## Begin Data to process

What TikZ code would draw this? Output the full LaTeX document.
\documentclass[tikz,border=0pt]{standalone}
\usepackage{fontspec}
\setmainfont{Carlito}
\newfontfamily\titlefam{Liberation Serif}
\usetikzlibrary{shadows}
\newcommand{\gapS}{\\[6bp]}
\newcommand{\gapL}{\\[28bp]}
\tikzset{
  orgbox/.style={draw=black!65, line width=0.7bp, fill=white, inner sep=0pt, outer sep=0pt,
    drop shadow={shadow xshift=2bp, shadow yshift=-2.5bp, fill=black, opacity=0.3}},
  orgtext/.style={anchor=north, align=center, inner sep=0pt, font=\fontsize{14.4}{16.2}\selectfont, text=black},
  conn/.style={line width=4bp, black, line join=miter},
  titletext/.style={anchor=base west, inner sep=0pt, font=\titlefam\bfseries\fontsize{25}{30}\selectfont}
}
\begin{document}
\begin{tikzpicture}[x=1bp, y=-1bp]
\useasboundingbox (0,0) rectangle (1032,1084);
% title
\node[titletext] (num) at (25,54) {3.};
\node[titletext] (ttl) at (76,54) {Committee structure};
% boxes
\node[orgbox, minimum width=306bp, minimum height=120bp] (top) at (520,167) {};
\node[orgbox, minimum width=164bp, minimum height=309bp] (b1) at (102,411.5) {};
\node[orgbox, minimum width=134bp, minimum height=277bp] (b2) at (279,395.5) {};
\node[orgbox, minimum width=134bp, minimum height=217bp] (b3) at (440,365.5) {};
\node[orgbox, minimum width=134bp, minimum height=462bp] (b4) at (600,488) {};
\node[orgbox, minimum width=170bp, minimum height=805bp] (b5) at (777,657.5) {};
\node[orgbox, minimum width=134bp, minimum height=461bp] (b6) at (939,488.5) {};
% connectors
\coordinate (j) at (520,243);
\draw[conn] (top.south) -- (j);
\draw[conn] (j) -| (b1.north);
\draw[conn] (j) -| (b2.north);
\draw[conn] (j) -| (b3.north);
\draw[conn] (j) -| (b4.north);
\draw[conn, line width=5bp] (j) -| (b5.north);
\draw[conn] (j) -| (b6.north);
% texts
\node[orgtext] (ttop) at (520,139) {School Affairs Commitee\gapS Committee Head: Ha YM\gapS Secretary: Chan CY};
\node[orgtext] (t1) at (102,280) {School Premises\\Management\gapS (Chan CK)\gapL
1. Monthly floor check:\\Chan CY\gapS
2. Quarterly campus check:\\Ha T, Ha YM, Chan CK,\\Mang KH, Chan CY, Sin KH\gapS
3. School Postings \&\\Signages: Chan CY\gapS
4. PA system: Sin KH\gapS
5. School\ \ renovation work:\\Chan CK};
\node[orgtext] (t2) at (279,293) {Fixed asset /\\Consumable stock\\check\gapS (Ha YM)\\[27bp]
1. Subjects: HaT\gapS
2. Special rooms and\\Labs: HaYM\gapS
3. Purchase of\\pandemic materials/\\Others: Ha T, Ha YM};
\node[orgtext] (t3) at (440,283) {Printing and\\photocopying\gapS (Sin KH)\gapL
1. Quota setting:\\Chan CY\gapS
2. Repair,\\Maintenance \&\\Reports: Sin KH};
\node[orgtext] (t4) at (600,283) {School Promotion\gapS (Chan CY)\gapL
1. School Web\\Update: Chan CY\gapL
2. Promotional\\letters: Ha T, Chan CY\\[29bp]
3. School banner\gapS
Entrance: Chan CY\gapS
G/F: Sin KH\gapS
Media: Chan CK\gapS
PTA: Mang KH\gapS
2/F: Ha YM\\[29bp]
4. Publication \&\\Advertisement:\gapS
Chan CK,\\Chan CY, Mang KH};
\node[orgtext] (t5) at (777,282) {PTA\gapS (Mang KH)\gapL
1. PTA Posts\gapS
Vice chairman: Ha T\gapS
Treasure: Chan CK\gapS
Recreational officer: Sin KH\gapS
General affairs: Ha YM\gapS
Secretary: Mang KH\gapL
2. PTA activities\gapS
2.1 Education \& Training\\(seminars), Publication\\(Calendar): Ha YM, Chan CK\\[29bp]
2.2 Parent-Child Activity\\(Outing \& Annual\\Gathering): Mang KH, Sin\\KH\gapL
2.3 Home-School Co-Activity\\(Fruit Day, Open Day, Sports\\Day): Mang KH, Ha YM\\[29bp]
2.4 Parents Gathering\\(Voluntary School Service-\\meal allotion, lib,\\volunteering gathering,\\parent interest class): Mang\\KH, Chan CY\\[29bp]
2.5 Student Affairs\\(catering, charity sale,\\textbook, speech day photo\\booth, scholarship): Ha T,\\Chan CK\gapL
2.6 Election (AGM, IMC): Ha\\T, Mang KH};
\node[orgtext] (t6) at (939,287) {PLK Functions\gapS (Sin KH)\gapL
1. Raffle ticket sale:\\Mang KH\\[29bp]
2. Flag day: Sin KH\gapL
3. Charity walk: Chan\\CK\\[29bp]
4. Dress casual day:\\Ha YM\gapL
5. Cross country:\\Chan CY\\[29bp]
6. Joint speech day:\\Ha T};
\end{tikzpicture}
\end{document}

## End Data to process
## Begin Data to process

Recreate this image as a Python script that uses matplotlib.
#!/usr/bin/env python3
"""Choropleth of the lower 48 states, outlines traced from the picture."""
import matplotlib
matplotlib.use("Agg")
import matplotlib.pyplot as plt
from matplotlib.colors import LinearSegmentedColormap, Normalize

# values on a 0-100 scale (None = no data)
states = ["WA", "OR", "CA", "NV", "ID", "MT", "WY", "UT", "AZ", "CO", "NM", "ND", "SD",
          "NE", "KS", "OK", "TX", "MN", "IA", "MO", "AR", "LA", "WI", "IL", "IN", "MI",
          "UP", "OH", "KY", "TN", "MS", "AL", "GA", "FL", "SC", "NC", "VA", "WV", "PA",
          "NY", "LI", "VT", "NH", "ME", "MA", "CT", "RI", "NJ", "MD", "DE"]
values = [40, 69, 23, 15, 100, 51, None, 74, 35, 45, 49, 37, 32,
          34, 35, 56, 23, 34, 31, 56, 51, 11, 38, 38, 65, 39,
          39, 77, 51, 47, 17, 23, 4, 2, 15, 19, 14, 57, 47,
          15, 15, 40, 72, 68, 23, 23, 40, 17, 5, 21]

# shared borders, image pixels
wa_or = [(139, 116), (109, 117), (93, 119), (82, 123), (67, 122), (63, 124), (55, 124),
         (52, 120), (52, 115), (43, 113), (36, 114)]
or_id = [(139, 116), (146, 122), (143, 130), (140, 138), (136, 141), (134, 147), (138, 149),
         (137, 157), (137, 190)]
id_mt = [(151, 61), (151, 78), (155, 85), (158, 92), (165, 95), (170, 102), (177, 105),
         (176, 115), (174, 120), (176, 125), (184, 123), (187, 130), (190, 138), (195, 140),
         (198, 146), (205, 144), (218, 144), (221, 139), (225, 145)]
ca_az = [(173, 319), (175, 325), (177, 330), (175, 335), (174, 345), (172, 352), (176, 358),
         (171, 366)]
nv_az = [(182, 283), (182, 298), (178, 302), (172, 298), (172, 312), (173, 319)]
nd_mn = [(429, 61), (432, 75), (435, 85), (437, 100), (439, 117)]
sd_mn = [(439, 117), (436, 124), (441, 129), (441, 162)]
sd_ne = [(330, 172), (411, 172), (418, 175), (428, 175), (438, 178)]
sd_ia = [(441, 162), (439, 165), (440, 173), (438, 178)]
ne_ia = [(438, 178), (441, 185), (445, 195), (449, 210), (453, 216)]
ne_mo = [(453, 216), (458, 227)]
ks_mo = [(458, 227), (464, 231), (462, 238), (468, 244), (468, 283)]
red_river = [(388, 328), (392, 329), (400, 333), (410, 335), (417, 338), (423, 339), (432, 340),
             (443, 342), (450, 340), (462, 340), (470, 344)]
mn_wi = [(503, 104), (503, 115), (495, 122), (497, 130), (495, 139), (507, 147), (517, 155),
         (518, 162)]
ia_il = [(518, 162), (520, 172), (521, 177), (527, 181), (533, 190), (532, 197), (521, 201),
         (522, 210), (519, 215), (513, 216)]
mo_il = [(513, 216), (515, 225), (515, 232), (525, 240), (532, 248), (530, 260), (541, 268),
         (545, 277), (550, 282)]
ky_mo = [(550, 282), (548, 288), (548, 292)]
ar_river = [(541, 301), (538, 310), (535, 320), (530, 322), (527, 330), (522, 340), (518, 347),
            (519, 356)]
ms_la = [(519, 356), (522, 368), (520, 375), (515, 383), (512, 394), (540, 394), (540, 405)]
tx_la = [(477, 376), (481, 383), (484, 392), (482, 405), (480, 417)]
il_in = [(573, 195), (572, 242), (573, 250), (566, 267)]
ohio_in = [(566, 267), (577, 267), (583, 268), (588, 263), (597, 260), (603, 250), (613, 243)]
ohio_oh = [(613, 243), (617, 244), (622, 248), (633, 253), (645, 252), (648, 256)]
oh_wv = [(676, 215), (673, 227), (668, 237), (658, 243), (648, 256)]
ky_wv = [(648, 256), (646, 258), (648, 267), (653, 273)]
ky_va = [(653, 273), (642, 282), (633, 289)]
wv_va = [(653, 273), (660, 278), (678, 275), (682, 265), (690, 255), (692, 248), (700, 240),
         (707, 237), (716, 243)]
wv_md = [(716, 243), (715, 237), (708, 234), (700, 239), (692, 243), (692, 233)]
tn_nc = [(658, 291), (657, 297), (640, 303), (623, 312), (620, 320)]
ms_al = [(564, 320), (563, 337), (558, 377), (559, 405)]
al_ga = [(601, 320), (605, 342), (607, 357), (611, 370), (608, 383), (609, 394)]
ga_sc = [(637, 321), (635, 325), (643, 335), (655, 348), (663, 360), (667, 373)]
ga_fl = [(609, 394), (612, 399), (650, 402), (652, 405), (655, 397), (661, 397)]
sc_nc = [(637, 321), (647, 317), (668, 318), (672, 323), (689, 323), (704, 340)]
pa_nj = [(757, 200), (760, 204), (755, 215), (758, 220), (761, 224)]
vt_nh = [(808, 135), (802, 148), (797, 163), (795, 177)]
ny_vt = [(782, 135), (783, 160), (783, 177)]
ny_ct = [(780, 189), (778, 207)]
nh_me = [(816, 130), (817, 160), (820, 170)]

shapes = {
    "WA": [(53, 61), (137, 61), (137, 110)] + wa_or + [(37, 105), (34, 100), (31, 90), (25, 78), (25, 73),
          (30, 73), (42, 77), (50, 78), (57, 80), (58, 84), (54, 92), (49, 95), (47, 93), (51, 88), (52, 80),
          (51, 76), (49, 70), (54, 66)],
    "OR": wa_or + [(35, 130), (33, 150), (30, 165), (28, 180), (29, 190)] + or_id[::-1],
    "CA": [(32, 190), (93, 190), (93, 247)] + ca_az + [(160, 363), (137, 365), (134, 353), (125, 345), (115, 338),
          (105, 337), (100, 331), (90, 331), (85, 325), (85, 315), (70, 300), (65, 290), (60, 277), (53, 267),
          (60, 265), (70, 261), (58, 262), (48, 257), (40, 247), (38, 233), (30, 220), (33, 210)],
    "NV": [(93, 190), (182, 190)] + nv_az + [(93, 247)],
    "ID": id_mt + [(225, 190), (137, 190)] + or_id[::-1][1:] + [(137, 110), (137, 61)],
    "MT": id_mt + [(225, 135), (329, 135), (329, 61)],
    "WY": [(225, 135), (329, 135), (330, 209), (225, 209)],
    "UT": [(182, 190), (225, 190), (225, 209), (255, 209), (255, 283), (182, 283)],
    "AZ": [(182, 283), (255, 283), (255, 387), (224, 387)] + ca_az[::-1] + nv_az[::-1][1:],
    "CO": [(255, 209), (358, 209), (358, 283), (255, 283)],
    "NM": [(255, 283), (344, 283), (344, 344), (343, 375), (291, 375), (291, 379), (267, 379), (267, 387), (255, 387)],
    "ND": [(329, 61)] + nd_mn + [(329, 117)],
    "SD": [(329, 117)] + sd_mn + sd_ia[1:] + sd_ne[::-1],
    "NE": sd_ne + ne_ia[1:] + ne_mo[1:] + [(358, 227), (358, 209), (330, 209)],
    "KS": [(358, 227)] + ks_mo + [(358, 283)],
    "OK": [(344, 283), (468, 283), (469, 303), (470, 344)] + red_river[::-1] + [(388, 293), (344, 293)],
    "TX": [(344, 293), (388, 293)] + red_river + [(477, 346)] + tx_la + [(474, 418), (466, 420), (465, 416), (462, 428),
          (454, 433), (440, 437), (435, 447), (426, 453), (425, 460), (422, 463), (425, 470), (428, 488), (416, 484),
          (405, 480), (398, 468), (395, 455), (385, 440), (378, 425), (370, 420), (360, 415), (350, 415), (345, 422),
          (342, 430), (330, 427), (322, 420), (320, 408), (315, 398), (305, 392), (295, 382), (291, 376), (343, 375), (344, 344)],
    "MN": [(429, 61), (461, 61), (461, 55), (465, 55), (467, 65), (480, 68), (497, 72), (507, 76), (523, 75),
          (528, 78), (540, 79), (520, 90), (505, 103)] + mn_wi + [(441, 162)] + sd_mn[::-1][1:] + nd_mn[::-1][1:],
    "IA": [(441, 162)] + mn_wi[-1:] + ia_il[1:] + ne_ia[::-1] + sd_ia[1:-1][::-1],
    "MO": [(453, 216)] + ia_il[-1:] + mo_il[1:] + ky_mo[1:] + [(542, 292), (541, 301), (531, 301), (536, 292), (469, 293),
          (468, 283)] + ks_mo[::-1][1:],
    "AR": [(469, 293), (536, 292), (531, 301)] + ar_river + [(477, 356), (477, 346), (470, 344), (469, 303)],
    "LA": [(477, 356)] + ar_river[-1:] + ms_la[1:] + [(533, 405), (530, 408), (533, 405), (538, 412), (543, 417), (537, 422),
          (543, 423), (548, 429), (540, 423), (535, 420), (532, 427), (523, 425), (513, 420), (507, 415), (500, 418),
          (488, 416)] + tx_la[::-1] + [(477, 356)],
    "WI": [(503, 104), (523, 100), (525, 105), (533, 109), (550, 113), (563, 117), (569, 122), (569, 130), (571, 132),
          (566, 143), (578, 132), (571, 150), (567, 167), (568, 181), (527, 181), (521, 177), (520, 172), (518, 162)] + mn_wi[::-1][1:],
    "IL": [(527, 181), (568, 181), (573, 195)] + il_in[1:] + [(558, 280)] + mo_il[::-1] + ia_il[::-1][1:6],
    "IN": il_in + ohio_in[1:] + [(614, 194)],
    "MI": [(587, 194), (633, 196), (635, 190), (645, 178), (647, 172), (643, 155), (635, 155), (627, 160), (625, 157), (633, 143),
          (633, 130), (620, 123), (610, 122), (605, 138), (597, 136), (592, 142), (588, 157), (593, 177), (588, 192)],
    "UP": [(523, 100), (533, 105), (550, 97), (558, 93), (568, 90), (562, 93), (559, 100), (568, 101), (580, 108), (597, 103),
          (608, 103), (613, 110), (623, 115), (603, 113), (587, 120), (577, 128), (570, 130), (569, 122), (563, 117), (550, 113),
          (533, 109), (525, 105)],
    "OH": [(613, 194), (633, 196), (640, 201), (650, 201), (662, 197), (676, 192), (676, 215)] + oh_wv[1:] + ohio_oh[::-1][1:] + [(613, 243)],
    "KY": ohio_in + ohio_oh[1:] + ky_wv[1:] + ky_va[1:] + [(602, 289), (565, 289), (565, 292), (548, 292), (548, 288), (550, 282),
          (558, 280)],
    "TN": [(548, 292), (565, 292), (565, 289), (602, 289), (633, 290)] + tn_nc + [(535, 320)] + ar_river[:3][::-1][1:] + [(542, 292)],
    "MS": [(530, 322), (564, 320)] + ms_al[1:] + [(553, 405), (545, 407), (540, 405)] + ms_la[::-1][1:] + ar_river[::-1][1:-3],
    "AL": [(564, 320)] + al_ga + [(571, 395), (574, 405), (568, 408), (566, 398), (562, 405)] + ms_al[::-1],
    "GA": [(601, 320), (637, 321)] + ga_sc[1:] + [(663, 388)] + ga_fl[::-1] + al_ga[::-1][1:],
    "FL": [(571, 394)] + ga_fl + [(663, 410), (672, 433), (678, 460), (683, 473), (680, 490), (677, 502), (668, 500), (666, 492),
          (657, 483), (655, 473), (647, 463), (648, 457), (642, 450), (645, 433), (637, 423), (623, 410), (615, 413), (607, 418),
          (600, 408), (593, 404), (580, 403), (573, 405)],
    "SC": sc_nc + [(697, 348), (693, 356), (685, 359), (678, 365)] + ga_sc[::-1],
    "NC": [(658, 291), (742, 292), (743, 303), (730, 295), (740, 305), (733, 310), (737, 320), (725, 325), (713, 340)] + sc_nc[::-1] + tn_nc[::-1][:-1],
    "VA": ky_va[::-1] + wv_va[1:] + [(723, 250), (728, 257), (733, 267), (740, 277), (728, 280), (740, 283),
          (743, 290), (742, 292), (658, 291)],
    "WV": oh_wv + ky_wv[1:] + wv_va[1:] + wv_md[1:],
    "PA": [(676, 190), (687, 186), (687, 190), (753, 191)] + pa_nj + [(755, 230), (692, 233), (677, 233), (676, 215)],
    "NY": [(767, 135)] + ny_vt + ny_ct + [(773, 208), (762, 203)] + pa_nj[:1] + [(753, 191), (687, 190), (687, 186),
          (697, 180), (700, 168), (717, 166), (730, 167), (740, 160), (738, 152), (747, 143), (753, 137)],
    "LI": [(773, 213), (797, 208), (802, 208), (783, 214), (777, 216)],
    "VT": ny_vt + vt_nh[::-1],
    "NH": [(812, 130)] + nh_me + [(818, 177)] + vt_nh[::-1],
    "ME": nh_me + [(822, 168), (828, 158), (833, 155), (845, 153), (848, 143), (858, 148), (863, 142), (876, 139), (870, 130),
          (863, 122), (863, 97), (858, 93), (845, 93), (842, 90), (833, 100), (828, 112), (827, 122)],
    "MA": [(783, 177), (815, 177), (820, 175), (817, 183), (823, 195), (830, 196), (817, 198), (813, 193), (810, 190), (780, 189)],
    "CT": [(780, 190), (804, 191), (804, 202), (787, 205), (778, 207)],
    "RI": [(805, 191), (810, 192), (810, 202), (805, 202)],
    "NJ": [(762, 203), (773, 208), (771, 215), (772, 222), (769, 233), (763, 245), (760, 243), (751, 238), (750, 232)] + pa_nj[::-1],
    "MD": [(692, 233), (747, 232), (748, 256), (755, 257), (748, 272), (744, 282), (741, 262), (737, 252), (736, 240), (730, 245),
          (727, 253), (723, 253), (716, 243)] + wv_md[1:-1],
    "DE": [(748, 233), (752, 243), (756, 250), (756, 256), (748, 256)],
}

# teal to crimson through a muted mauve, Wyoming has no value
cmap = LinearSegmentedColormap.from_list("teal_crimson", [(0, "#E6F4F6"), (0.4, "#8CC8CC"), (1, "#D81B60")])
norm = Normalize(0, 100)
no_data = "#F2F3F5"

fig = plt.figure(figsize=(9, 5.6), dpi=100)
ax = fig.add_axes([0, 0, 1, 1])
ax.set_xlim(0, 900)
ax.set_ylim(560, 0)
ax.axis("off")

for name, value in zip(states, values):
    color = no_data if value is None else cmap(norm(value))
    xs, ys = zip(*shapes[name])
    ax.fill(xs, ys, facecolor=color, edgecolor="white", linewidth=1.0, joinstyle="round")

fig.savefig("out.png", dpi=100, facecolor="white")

## End Data to process
## Begin Data to process

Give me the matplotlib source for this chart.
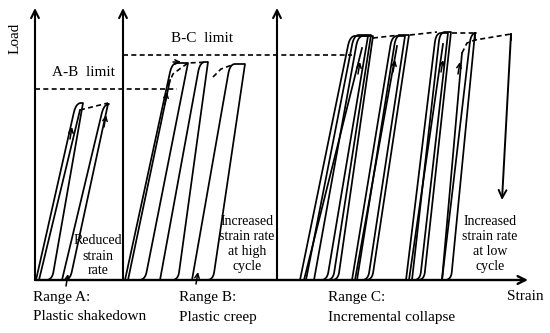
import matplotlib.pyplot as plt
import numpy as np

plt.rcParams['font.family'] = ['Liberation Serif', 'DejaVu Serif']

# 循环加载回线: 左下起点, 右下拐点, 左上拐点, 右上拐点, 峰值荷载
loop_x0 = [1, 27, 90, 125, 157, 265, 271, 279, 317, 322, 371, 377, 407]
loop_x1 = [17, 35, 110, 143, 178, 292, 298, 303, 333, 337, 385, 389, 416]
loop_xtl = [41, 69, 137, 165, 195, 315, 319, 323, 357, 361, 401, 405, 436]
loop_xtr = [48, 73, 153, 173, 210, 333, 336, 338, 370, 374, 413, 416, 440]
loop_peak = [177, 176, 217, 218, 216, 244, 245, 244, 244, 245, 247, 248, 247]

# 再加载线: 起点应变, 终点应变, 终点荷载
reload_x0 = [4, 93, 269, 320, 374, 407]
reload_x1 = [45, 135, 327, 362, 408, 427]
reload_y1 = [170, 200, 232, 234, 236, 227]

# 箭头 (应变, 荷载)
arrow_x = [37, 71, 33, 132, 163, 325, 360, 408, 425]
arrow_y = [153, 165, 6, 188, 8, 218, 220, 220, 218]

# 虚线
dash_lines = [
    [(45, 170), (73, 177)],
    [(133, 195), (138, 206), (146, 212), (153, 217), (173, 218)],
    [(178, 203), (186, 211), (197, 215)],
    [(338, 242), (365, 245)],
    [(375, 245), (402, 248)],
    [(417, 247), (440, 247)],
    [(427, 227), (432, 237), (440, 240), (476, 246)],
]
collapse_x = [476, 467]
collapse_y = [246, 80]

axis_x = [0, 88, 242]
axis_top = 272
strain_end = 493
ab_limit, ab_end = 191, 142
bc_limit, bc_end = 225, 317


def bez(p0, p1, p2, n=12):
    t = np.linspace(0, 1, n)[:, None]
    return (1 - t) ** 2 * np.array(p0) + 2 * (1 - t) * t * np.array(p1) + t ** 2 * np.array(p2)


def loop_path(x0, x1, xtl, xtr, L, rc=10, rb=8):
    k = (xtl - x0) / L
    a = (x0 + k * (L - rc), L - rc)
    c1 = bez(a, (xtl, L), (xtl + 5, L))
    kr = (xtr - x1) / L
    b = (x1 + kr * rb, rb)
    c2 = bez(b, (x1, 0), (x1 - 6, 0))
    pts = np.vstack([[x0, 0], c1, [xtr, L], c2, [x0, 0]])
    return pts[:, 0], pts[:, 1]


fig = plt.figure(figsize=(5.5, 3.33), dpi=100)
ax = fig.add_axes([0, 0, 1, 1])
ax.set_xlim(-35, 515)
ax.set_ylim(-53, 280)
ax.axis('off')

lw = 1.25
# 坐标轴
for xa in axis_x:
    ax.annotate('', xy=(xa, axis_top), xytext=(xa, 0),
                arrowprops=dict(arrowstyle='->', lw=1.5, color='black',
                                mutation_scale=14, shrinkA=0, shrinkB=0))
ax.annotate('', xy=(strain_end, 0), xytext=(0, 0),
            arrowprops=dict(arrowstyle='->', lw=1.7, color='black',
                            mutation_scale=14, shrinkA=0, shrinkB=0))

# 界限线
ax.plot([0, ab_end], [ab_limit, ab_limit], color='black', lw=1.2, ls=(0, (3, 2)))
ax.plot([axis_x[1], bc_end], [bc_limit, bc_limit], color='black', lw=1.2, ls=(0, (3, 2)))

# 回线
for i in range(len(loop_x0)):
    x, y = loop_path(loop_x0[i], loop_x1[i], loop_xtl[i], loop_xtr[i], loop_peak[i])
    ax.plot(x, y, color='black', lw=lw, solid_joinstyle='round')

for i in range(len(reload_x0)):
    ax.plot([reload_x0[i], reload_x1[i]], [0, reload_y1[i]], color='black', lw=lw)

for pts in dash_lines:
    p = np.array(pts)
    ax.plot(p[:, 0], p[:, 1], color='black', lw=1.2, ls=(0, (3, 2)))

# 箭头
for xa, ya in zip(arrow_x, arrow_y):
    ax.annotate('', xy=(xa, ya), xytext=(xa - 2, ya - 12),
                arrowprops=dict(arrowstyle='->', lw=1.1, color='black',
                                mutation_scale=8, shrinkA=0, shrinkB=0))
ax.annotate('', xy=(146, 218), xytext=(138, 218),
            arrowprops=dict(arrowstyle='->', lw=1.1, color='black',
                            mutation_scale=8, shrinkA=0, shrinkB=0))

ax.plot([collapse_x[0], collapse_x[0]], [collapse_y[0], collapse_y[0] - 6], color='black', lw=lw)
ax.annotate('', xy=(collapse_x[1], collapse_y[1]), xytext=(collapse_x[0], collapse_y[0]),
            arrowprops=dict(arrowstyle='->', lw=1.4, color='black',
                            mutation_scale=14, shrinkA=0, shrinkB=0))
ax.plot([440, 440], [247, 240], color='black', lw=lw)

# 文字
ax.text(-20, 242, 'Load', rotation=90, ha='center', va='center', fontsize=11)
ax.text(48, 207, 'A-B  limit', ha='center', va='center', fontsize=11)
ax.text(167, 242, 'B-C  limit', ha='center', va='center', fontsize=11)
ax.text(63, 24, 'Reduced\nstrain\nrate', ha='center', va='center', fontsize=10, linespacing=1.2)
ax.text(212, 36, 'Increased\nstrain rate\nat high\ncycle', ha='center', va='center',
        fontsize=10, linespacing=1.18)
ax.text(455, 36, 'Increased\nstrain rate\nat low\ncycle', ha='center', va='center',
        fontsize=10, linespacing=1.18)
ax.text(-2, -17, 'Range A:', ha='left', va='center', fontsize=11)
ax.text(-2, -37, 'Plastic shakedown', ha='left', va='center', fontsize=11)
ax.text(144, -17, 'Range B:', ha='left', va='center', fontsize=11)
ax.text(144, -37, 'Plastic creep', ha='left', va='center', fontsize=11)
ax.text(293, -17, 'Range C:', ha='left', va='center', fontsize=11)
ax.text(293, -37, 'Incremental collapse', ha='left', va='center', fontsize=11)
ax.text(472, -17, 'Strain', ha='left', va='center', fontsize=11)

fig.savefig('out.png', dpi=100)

## End Data to process

Problem to work on: Everything from the line with "Give me the matplotlib source for this chart." down to the line with "return pts[:, 0], pts[:, 1]" in the data above should be copied exactly, with both end lines kept and the pictures left out.

Exercise answer:
Give me the matplotlib source for this chart.
import matplotlib.pyplot as plt
import numpy as np

plt.rcParams['font.family'] = ['Liberation Serif', 'DejaVu Serif']

# 循环加载回线: 左下起点, 右下拐点, 左上拐点, 右上拐点, 峰值荷载
loop_x0 = [1, 27, 90, 125, 157, 265, 271, 279, 317, 322, 371, 377, 407]
loop_x1 = [17, 35, 110, 143, 178, 292, 298, 303, 333, 337, 385, 389, 416]
loop_xtl = [41, 69, 137, 165, 195, 315, 319, 323, 357, 361, 401, 405, 436]
loop_xtr = [48, 73, 153, 173, 210, 333, 336, 338, 370, 374, 413, 416, 440]
loop_peak = [177, 176, 217, 218, 216, 244, 245, 244, 244, 245, 247, 248, 247]

# 再加载线: 起点应变, 终点应变, 终点荷载
reload_x0 = [4, 93, 269, 320, 374, 407]
reload_x1 = [45, 135, 327, 362, 408, 427]
reload_y1 = [170, 200, 232, 234, 236, 227]

# 箭头 (应变, 荷载)
arrow_x = [37, 71, 33, 132, 163, 325, 360, 408, 425]
arrow_y = [153, 165, 6, 188, 8, 218, 220, 220, 218]

# 虚线
dash_lines = [
    [(45, 170), (73, 177)],
    [(133, 195), (138, 206), (146, 212), (153, 217), (173, 218)],
    [(178, 203), (186, 211), (197, 215)],
    [(338, 242), (365, 245)],
    [(375, 245), (402, 248)],
    [(417, 247), (440, 247)],
    [(427, 227), (432, 237), (440, 240), (476, 246)],
]
collapse_x = [476, 467]
collapse_y = [246, 80]

axis_x = [0, 88, 242]
axis_top = 272
strain_end = 493
ab_limit, ab_end = 191, 142
bc_limit, bc_end = 225, 317


def bez(p0, p1, p2, n=12):
    t = np.linspace(0, 1, n)[:, None]
    return (1 - t) ** 2 * np.array(p0) + 2 * (1 - t) * t * np.array(p1) + t ** 2 * np.array(p2)


def loop_path(x0, x1, xtl, xtr, L, rc=10, rb=8):
    k = (xtl - x0) / L
    a = (x0 + k * (L - rc), L - rc)
    c1 = bez(a, (xtl, L), (xtl + 5, L))
    kr = (xtr - x1) / L
    b = (x1 + kr * rb, rb)
    c2 = bez(b, (x1, 0), (x1 - 6, 0))
    pts = np.vstack([[x0, 0], c1, [xtr, L], c2, [x0, 0]])
    return pts[:, 0], pts[:, 1]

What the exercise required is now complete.